Sukkah vs. skyscraper?


Sukkah vs. skyscraper?

More than 40 years ago, when downtown Johannesburg was a vibrant civic center filled with shops, offices, hotels and a bustling inner-city life, many Jews lived and worked there. I remember setting up Chabad’s Central City Sukkah in the central business district, one of the most prominent spots in the city. We received permission to place the sukkah at the foot of the Carlton Center, then Africa’s tallest building and a massive complex with a shopping mall, office towers and a five-star hotel.

Many hundreds or perhaps thousands of Jews used the sukkah over Chol Hamoed, the Intermediate Days of Sukkot. The more observant would come and eat lunch. Shoppers and passersby would be invited in to recite the blessing over the lulav and etrog, have a bite and say the brachah over the sukkah. I remember being quite taken aback when an Israeli visitor confessed to me that it was his first time ever inside a sukkah.

We invited a professional photographer to take a picture of the sukkah in the shadow of the skyscraper. He had to use a very wide-angle lens. While the sukkah was indeed dwarfed by the skyscraper, it still made an important and eloquent statement.          

There are two opinions in the Talmud as to what we commemorate when we build our sukkah. One is that it recalls the booths our ancestors built to shelter themselves from the burning desert sun after the Exodus from Egypt. The other is that the sukkah recalls not a physical shelter, but the spiritual shelter provided by the Clouds of Glory, God’s protective cover, which shielded our ancestors from the harsh elements and other threats.

Rashi, in his commentary on the Bible, seems to favor the concept of spiritual shelter rather than physical shelter.

This appears to be corroborated by the halachah on the laws of sukkah, which holds that if the schach—the leafy covering—is so thick that the rain cannot penetrate, then the sukkah is invalid (posul).

It would seem, therefore, that the purpose of the sukkah is to remind us where our true security lies. It is under the protection of God as symbolized by the Clouds of Glory, rather than our own man-made shelters.

This is the most important moral lesson we are meant to derive from the sukkah. “Life is but a sukkah,” a temporary dwelling—here today, gone tomorrow—“a fleeting dream,” as we said on Rosh Hashanah and Yom Kippur.

Where do we look for strength, hope, salvation and our ultimate security? Not the mighty man-made skyscrapers. On the dreaded day of 9/11, we watched the vivid and horrible sight of the mightiest towers on earth collapsing like a deck of cards. What took the most advanced society on our planet years to build took a few madmen less than two hours to destroy.
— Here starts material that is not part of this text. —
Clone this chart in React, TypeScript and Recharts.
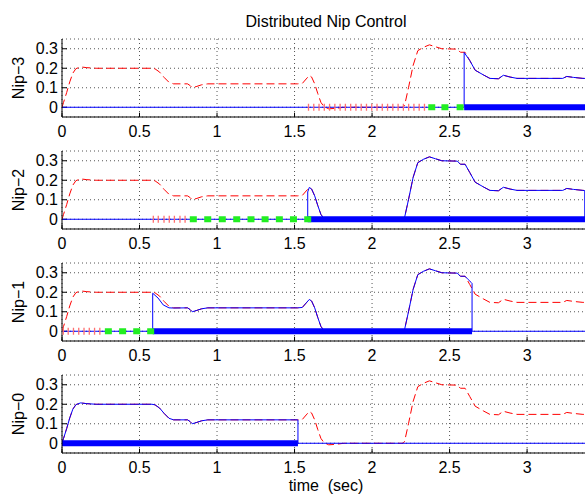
import { CartesianGrid, ComposedChart, Line, ReferenceLine, Scatter, XAxis, YAxis } from "recharts";

type P = number[][];

const xTicks = [0, 0.5, 1, 1.5, 2, 2.5, 3];
const yTicks = [0, 0.1, 0.2, 0.3];
const nipLabels = ["Nip−3", "Nip−2", "Nip−1", "Nip−0"];

// reference nip profile, pieces of (time, value)
const rampUp: P = [[0, 0], [0.01, 0.025], [0.03, 0.075], [0.05, 0.13], [0.07, 0.175], [0.09, 0.198], [0.12, 0.207], [0.16, 0.203], [0.22, 0.2], [0.58, 0.2]];
const drop1: P = [[0.6, 0.197], [0.63, 0.18], [0.66, 0.152], [0.69, 0.128], [0.72, 0.12]];
const dip1: P = [[0.81, 0.12], [0.825, 0.112], [0.84, 0.1], [0.87, 0.107], [0.9, 0.115], [0.94, 0.12], [1.52, 0.12]];
const bump: P = [[1.55, 0.122], [1.575, 0.145], [1.595, 0.163]];
const fall: P = [[1.61, 0.155], [1.63, 0.12], [1.65, 0.07], [1.67, 0.025], [1.69, 0.003], [1.72, -0.008], [1.76, -0.006], [1.82, 0], [2.2, 0]];
const rampHigh: P = [[2.21, 0.01], [2.235, 0.1], [2.265, 0.215], [2.295, 0.29], [2.33, 0.307], [2.37, 0.32], [2.41, 0.31], [2.45, 0.3], [2.55, 0.298], [2.57, 0.282], [2.6, 0.282]];
const settle2: P = [[2.63, 0.24], [2.665, 0.19], [2.72, 0.165], [2.76, 0.148], [2.815, 0.146], [2.847, 0.164], [2.89, 0.155], [2.935, 0.148], [3.23, 0.148], [3.256, 0.158], [3.3, 0.153], [3.36, 0.148]];
const endPt: P = [[3.38, 0.148]];

const reference: P = [...rampUp, ...drop1, ...dip1, ...bump, ...fall, ...rampHigh, ...settle2, ...endPt];

// measured nip force per nip
const nip3: P = [[0, 0], [2.594, 0], [2.594, 0.281], ...settle2, ...endPt];
const nip2: P = [[0, 0], [1.585, 0], [1.585, 0.14], [1.595, 0.163], ...fall, ...rampHigh, ...settle2, [3.372, 0.147], [3.372, 0]];
const nip1: P = [[0, 0], [0.585, 0], [0.585, 0.195], [0.62, 0.17], [0.653, 0.135], [0.69, 0.12], [0.72, 0.119], ...dip1, ...bump, ...fall, ...rampHigh, [2.62, 0.265], [2.64, 0.25], [2.645, 0.245], [2.645, 0], [3.38, 0]];
const nip0: P = [...rampUp, ...drop1, ...dip1, [1.522, 0.12], [1.522, 0], [3.38, 0]];

// state bars: closed (thick), waiting (green), pending (pink)
const closed: P[] = [
  [[2.594, 0], [3.38, 0]],
  [[1.585, 0], [3.38, 0]],
  [[0.585, 0], [2.645, 0]],
  [[0, 0], [1.522, 0]],
];
const waiting: number[][] = [
  [2.385, 2.47, 2.568],
  [0.847, 0.94, 1.034, 1.127, 1.219, 1.31, 1.402, 1.493, 1.585],
  [0.299, 0.391, 0.482, 0.572],
  [],
];
const pending: number[][] = [
  [1.59, 1.624, 1.658, 1.692, 1.726, 1.76, 1.794, 1.828, 1.862, 1.896, 1.93, 1.964, 1.998, 2.032, 2.066, 2.1, 2.134, 2.168, 2.202, 2.236, 2.27, 2.304, 2.338],
  [0.589, 0.621, 0.658, 0.692, 0.725, 0.761, 0.794],
  [0.008, 0.04, 0.074, 0.108, 0.142, 0.176, 0.21, 0.244],
  [],
];
const measured: P[] = [nip3, nip2, nip1, nip0];

const pts = (a: P) => a.map(([t, v]) => ({ t, v }));
const zeros = (a: number[]) => a.map((t) => ({ t, v: 0 }));

const FONT = "'Liberation Sans', Arial, Helvetica, sans-serif";
const tops = [34, 146, 258, 370];

const XTick = (p: any) => (
  <text x={p.x} y={p.y + 20} textAnchor="middle" fontSize={16} fill="#000" fontFamily={FONT}>
    {p.payload.value}
  </text>
);
const YTick = (p: any) => (
  <text x={p.x - 4} y={p.y + 5.7} textAnchor="end" fontSize={16} fill="#000" fontFamily={FONT}>
    {p.payload.value}
  </text>
);
const PinkTick = (p: any) => (
  <line x1={p.cx} x2={p.cx} y1={p.cy - 3.5} y2={p.cy + 3.5} stroke="#ff7070" strokeWidth={1.3} />
);
const GreenSq = (p: any) => <rect x={p.cx - 3.5} y={p.cy - 3} width={7} height={6} fill="#22ee22" />;

function Panel({ i }: { i: number }) {
  return (
    <ComposedChart width={586} height={112} margin={{ top: 5, right: 0, bottom: 0, left: 0 }}>
      <CartesianGrid stroke="#555" strokeDasharray="1 3" />
      <XAxis
        type="number"
        dataKey="t"
        domain={[0, 3.38]}
        ticks={xTicks}
        interval={0}
        height={29}
        tickSize={0}
        tickMargin={0}
        tickLine={false}
        tick={XTick}
        axisLine={{ stroke: "#000" }}
        allowDataOverflow
      />
      <YAxis
        type="number"
        dataKey="v"
        domain={[-0.05, 0.35]}
        ticks={yTicks}
        interval={0}
        width={62}
        tickSize={0}
        tickMargin={0}
        tickLine={false}
        tick={YTick}
        axisLine={{ stroke: "#000" }}
        allowDataOverflow
        label={{
          value: nipLabels[i],
          angle: -90,
          position: "insideLeft",
          offset: 18,
          style: { textAnchor: "middle", fontSize: 16, fill: "#000", fontFamily: FONT },
        }}
      />
      {xTicks.map((t) => (
        <ReferenceLine key={"x" + t} segment={[{ x: t, y: -0.05 }, { x: t, y: -0.028 }]} stroke="#000" ifOverflow="visible" />
      ))}
      {yTicks.map((v) => (
        <ReferenceLine key={"y" + v} segment={[{ x: 0, y: v }, { x: 0.032, y: v }]} stroke="#000" ifOverflow="visible" />
      ))}
      <Line data={pts(reference)} dataKey="v" type="linear" stroke="#ff0000" strokeWidth={1} strokeDasharray="8 4" dot={false} isAnimationActive={false} />
      <Scatter data={zeros(pending[i])} dataKey="v" shape={PinkTick} isAnimationActive={false} />
      <Line data={pts(measured[i])} dataKey="v" type="linear" stroke="#0000ff" strokeWidth={1} dot={false} isAnimationActive={false} />
      <Scatter data={zeros(waiting[i])} dataKey="v" shape={GreenSq} isAnimationActive={false} />
      <Line data={pts(closed[i])} dataKey="v" type="linear" stroke="#0000ff" strokeWidth={6} dot={false} isAnimationActive={false} />
    </ComposedChart>
  );
}

export default function App() {
  return (
    <div style={{ position: "absolute", left: 0, top: 0, width: 585, height: 494, overflow: "hidden", background: "#fff" }}>
      <svg width={585} height={494} style={{ position: "absolute", left: 0, top: 0 }}>
        <text x={326} y={26.5} textAnchor="middle" fontSize={16} fontFamily={FONT} fill="#000">
          Distributed Nip Control
        </text>
        <text x={326} y={491} textAnchor="middle" fontSize={16} fontFamily={FONT} fill="#000" style={{ whiteSpace: "pre" }}>
          time  (sec)
        </text>
      </svg>
      {tops.map((top, i) => (
        <div key={i} style={{ position: "absolute", left: 0, top }}>
          <Panel i={i} />
        </div>
      ))}
    </div>
  );
}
Suddenly, life was nothing less than meshuggah. Suddenly, an ordinary trip on an airplane required taking off our shoes and being scanned for weapons. Even a small pair of scissors or a vial of liquid was suspect. Suddenly, nowhere was safe.
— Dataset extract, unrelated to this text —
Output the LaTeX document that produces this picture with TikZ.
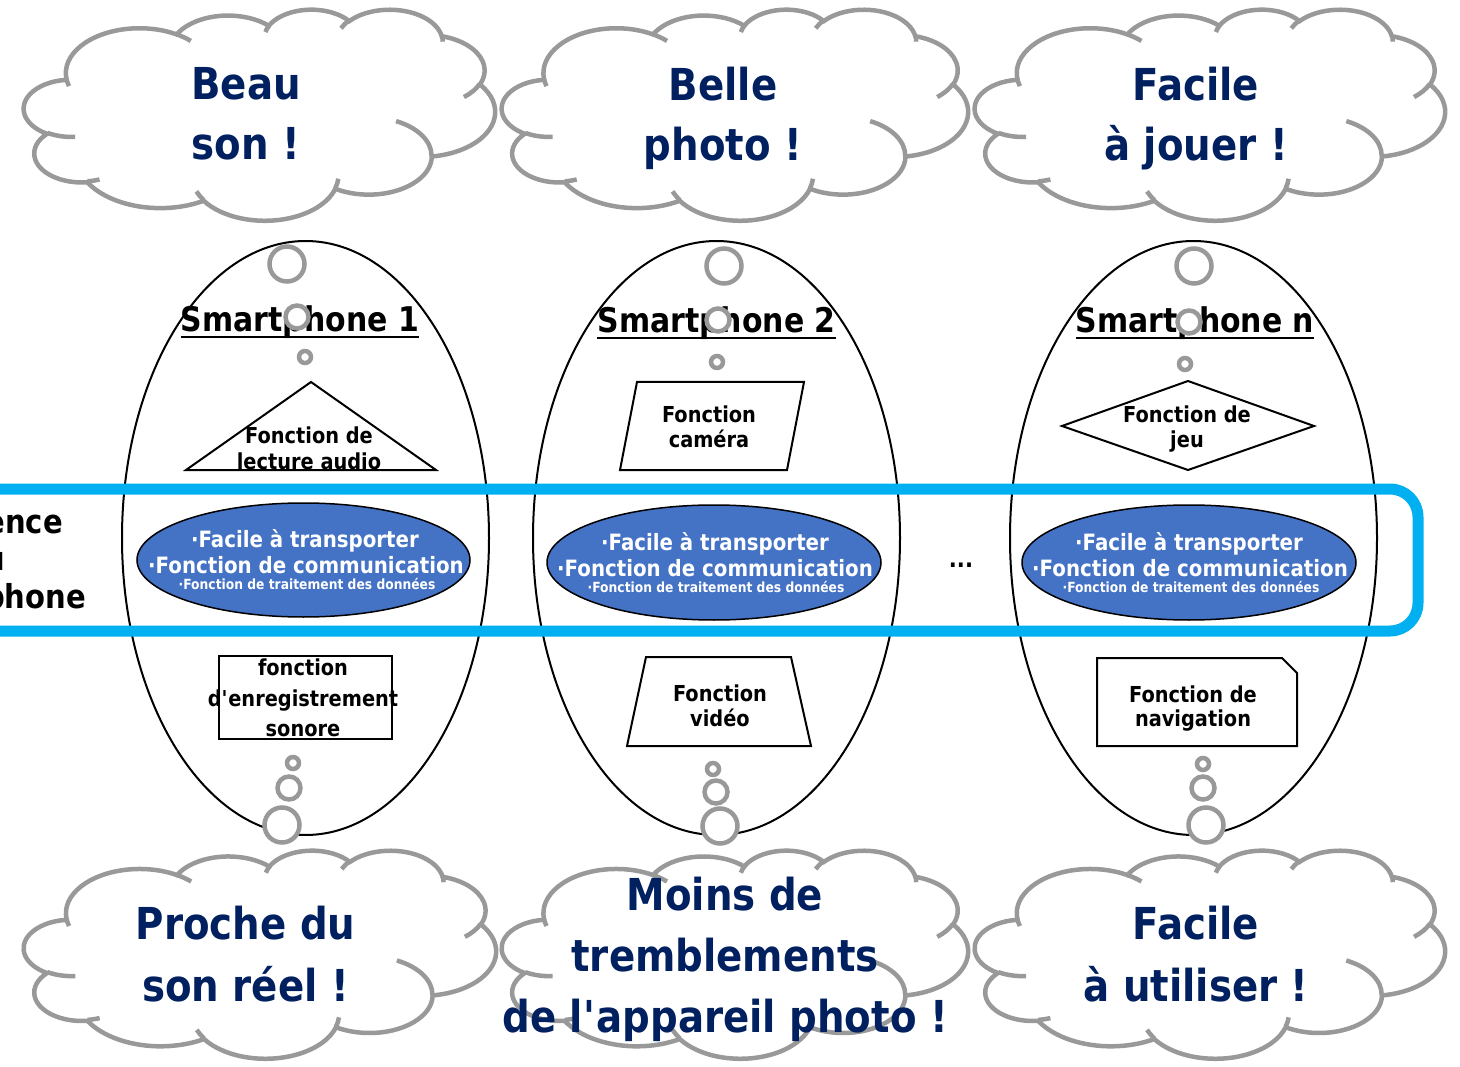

Yes, at the end of the day, “life is but a sukkah.” When we realize our own vulnerability and our dependence on God for our life, livelihood, safety and security, we begin to understand that we are under His protective shield. Then we begin to appreciate that, wherever we are, we can feel safe in His embrace.

As we read in Psalm 91, “He who dwells in the shelter of the One Above abides under the protection of the Almighty. I say of the Lord, He is my refuge and my fortress, my God in whom I trust.”
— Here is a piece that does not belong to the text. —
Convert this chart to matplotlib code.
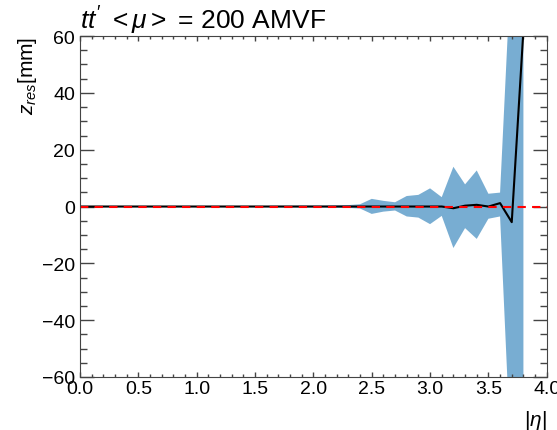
import matplotlib.pyplot as plt
from matplotlib.ticker import MultipleLocator

# |eta| bin positions
eta = [0.0, 0.1, 0.2, 0.3, 0.4, 0.5, 0.6, 0.7, 0.8, 0.9,
       1.0, 1.1, 1.2, 1.3, 1.4, 1.5, 1.6, 1.7, 1.8, 1.9,
       2.0, 2.1, 2.2, 2.3, 2.4, 2.5, 2.6, 2.7, 2.8, 2.9,
       3.0, 3.1, 3.2, 3.3, 3.4, 3.5, 3.6, 3.7, 3.8]

# mean z residual [mm]
z_mean = [0.0, 0.0, 0.0, 0.0, 0.0, 0.0, 0.0, 0.0, 0.0, 0.0,
          0.0, 0.0, 0.0, 0.0, 0.0, 0.0, 0.0, 0.0, 0.0, 0.0,
          0.0, 0.0, 0.0, 0.0, 0.0, 0.0, 0.0, 0.0, 0.0, 0.0,
          0.0, 0.0, -0.6, 0.3, 0.6, 0.0, 1.2, -5.5, 62.0]

# band edges [mm]
z_up = [0.2, 0.2, 0.2, 0.2, 0.2, 0.2, 0.2, 0.2, 0.2, 0.2,
        0.2, 0.2, 0.2, 0.2, 0.2, 0.2, 0.2, 0.25, 0.25, 0.3,
        0.3, 0.3, 0.4, 0.5, 0.8, 2.7, 2.0, 1.5, 3.7, 4.1,
        6.4, 3.3, 14.0, 7.8, 12.7, 4.5, 4.9, 90.0, 150.0]
z_down = [-0.2, -0.2, -0.2, -0.2, -0.2, -0.2, -0.2, -0.2, -0.2, -0.2,
          -0.2, -0.2, -0.2, -0.2, -0.2, -0.2, -0.2, -0.25, -0.25, -0.3,
          -0.3, -0.3, -0.4, -0.5, -0.7, -2.6, -1.8, -1.4, -3.5, -3.9,
          -6.2, -3.3, -14.6, -7.6, -11.4, -4.3, -3.5, -95.0, -100.0]

plt.rcParams['font.family'] = ['Liberation Sans', 'DejaVu Sans']
plt.rcParams['mathtext.fontset'] = 'custom'
plt.rcParams['mathtext.it'] = 'Liberation Sans:italic'
plt.rcParams['mathtext.rm'] = 'Liberation Sans'

fig = plt.figure(figsize=(5.57, 4.31), dpi=100)
ax = fig.add_axes([0.1436, 0.123, 0.838, 0.791])

ax.fill_between(eta, z_down, z_up, color='tab:blue', alpha=0.6, linewidth=0)
ax.plot(eta, z_mean, color='black', linewidth=1.5)
ax.axhline(0, color='red', linestyle='--', linewidth=1.5, dashes=(4, 3))

ax.set_xlim(0, 4)
ax.set_ylim(-60, 60)
ax.xaxis.set_major_locator(MultipleLocator(0.5))
ax.xaxis.set_minor_locator(MultipleLocator(0.1))
ax.yaxis.set_major_locator(MultipleLocator(20))
ax.yaxis.set_minor_locator(MultipleLocator(5))
ax.tick_params(which='both', direction='in', top=True, right=True,
               labelsize=14, color='#444444')
ax.tick_params(axis='x', which='major', length=3.5, width=1, pad=2)
ax.tick_params(axis='x', which='minor', length=2, width=1)
ax.tick_params(axis='y', which='major', length=10, width=1)
ax.tick_params(axis='y', which='minor', length=5, width=1)
for sp in ax.spines.values():
    sp.set_color('#444444')

ax.set_xlabel(r'$|\eta|$', fontsize=15, loc='right', labelpad=8)
ax.set_ylabel(r'$z_{res}$[mm]', fontsize=15, loc='top', labelpad=2)
ax.set_title(r"$tt'$ $<\mu>$ = 200 AMVF", fontsize=19, loc='left', pad=2)

fig.savefig('out.png', dpi=100)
In the end, skyscrapers have fallen, but the resilience of the little sukkah is nothing short of eternal.

Every year in my sukkah at home we sing a classic Yiddish song called “Ah Sukkele ah Kleineh”—“The Little Sukkah.” It is the story of a dilapidated, barely standing sukkah that is threatened by gale-force winds. The wife and daughter of the house are petrified that any moment their sukkah will, God forbid, collapse. But the husband and father comfort them, reminding them that their little sukkah has stood for over 2,000 years. The sukkah thus becomes the symbol of the Jewish condition—frail and vulnerable but indestructible. Somehow, by the grace of God, we survive, come what may.

No winds can destroy the Jewish sukkah. Our traveling tabernacle has given us shelter from the winds of change that swept through many continents over the centuries of Jewish wandering. When we remember that it is God, the Guardian of Israel, who is our ultimate shelter and source of security, we find strength and serenity no matter what is howling outside.

May we all enter the sukkah literally and figuratively, and find the shelter and security we seek in the warm embrace of the small but impregnable shelter.

Chag Sameach! See you in the sukkah.